- [GIVEN EXERCISE]: How many of the lines below hold the word "this"? Answer only with the number.

[DATASET EXTRACT start]

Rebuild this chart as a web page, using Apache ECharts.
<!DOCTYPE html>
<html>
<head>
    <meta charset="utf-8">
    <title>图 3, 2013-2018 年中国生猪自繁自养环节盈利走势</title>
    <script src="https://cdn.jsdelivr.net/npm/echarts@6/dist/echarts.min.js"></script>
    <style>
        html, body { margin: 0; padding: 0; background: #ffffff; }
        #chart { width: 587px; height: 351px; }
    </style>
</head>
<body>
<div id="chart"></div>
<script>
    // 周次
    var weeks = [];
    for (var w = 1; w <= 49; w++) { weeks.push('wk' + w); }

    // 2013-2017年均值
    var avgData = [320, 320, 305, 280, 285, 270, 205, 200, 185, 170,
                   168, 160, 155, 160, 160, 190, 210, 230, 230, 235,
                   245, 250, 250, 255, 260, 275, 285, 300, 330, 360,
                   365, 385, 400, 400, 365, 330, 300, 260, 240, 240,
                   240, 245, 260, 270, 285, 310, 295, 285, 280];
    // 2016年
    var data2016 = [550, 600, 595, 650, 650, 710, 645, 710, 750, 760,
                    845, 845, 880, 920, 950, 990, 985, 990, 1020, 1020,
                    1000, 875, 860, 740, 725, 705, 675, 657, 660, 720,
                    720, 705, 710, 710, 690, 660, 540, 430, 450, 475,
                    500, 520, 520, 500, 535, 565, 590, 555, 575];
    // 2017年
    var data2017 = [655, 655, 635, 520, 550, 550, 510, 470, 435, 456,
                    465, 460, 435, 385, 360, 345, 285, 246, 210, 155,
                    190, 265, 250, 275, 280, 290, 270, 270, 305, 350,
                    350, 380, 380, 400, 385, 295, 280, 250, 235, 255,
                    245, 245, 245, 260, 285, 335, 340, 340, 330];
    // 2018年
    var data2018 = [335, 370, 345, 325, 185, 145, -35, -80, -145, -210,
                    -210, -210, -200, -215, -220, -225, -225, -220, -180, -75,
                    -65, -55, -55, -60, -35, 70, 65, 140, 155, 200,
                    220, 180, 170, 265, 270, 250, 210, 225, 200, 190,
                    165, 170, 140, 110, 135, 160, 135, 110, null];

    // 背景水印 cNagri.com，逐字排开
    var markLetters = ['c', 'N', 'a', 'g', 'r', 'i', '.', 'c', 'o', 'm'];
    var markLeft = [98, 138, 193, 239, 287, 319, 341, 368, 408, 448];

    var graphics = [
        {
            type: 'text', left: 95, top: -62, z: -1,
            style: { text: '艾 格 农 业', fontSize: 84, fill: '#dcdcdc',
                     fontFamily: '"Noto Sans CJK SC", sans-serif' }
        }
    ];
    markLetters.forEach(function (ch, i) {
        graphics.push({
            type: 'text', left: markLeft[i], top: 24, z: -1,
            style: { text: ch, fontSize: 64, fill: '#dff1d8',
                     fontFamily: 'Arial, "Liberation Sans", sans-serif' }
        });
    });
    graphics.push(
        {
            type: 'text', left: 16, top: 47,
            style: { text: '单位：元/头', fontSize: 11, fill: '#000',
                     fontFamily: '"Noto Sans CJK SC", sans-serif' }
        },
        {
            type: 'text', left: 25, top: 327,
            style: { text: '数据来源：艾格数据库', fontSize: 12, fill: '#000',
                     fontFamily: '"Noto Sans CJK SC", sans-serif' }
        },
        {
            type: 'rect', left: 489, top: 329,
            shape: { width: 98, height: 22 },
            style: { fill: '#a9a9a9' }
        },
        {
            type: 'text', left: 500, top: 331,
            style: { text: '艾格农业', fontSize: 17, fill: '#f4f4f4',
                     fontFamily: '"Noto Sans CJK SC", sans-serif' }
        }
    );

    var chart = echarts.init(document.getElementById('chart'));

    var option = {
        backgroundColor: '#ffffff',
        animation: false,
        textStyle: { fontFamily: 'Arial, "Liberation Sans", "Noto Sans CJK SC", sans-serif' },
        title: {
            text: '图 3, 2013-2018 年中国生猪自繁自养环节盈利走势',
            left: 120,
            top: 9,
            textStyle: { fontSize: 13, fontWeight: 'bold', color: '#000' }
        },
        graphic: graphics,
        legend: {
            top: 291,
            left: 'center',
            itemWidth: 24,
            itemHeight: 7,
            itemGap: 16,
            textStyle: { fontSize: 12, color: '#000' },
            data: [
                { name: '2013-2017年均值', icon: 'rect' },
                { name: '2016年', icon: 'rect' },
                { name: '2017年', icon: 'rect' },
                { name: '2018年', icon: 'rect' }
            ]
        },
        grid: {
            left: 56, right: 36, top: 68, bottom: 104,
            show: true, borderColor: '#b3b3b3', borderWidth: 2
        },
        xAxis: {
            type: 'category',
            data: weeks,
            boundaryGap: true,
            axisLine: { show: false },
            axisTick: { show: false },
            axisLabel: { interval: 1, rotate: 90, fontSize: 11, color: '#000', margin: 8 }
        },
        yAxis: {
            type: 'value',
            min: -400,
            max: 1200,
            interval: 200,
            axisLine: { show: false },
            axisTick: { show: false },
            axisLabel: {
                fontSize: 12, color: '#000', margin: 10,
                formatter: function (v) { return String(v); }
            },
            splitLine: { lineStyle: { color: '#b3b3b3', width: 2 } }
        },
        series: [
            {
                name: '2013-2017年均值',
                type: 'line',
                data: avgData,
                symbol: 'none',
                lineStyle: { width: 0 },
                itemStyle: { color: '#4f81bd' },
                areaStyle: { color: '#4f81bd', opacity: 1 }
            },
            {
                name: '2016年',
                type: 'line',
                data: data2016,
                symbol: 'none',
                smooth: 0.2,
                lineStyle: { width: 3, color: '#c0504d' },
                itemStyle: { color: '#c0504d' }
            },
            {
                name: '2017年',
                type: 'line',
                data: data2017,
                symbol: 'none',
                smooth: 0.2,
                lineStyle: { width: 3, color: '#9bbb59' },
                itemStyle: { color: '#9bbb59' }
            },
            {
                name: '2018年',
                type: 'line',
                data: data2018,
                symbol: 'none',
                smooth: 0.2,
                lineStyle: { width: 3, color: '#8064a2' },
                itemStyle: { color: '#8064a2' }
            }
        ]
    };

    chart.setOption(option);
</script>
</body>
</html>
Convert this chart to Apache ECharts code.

[DATASET EXTRACT end]

- [ANSWER TO THE PROBLEM]: 2